La demanderesse invoque, à l'appui de son pourvoi, le moyen unique de cassation annexé au présent arrêt.
Le dossier a été communiqué au procureur général.
Sur le rapport de M. Riffaud, conseiller, les observations de la SCP Yves et Blaise Capron, avocat de la société Caisse régionale de crédit agricole mutuel du Centre Ouest, et l'avis de Mme Guinamant avocat général référendaire, après débats en l'audience publique du 2 février 2021 où étaient présents Mme Mouillard, président, M. Riffaud, conseiller rapporteur, M. Rémery, conseiller doyen, Mme Vallansan, Mme Vaissette, Mme Bélaval, Mme Fontaine, Mme Fèvre, conseillers, M. Guerlot, Mme Barbot, Mme Brahic-Lambrey, M. Blanc, Mme Kass-Danno, Mme Comte, M. Boutié, conseillers référendaires, et Mme Labat, greffier de chambre,
la chambre commerciale, financière et économique de la Cour de cassation, composée, en application de l'article R. 431-5 du code de l'organisation judiciaire, des président et conseillers précités, après en avoir délibéré conformément à la loi, a rendu le présent arrêt ;
Faits et procédure
1. Selon l'arrêt attaqué (Aix-en-Provence, 6 juin 2019), M. G... D... a été mis en redressement judiciaire le 4 septembre 2015, la société [...] étant nommée mandataire judiciaire.

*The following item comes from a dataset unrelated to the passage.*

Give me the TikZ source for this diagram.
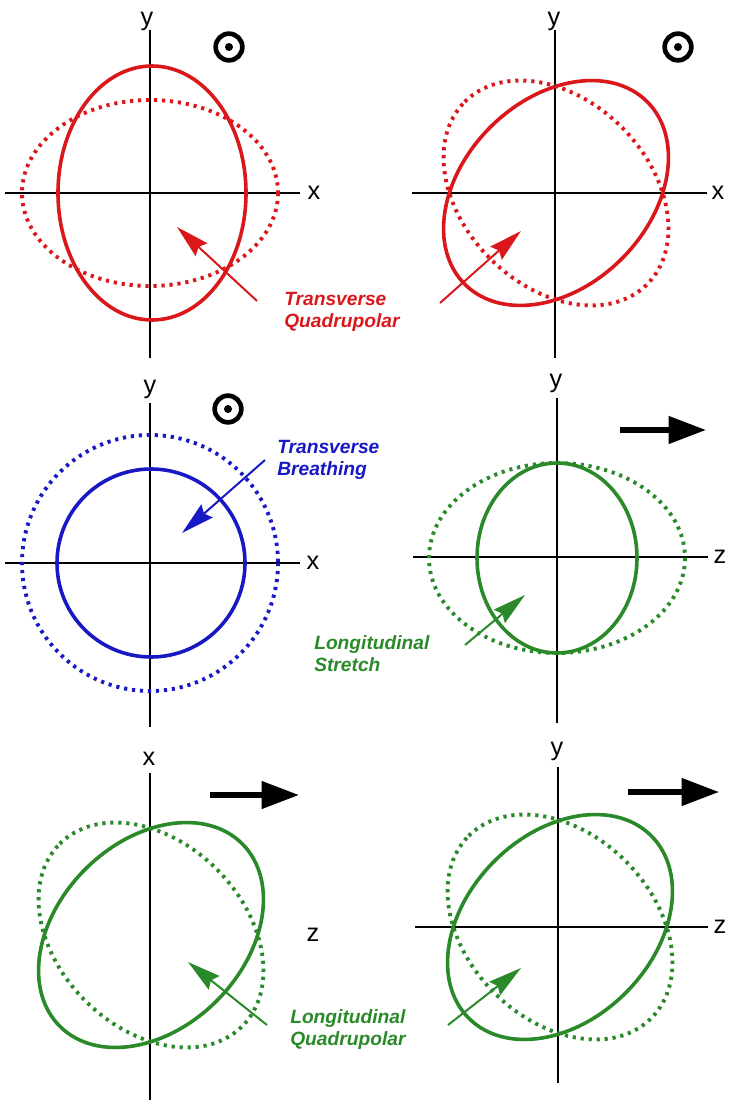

2. Le 20 octobre 2015, M. X..., responsable du service du contentieux de la société Caisse régionale de crédit agricole mutuel du Centre Ouest (la banque) a déclaré une créance de 152 325,52 euros qui a été admise par le juge-commissaire.
Examen du moyen
Sur le moyen, pris en sa seconde branche
Enoncé du moyen
3. La banque fait grief à l'arrêt d'infirmer l'ordonnance d'admission et de dire que la créance qu'elle a déclarée au passif de M. G... D... l'avait été par une personne dépourvue du pouvoir de le faire, alors « que le créancier déclarant peut ratifier la déclaration faite en son nom jusqu'à ce que le juge statue sur l'admission de la créance ; qu'en invalidant la déclaration que la banque a faite, par l'entremise de M. X..., au passif de M. G... D... , sans examiner si cette dernière, qui a conclu à l'admission de la créance qu'elle a ainsi déclarée, n'a pas ratifié, par là même, la déclaration que M. X... a faite en son nom, la cour d'appel a violé l'article L. 622-24 du code de commerce, dans la rédaction que lui a donnée l'ordonnance n° 2014-326 du 12 mars 2014. »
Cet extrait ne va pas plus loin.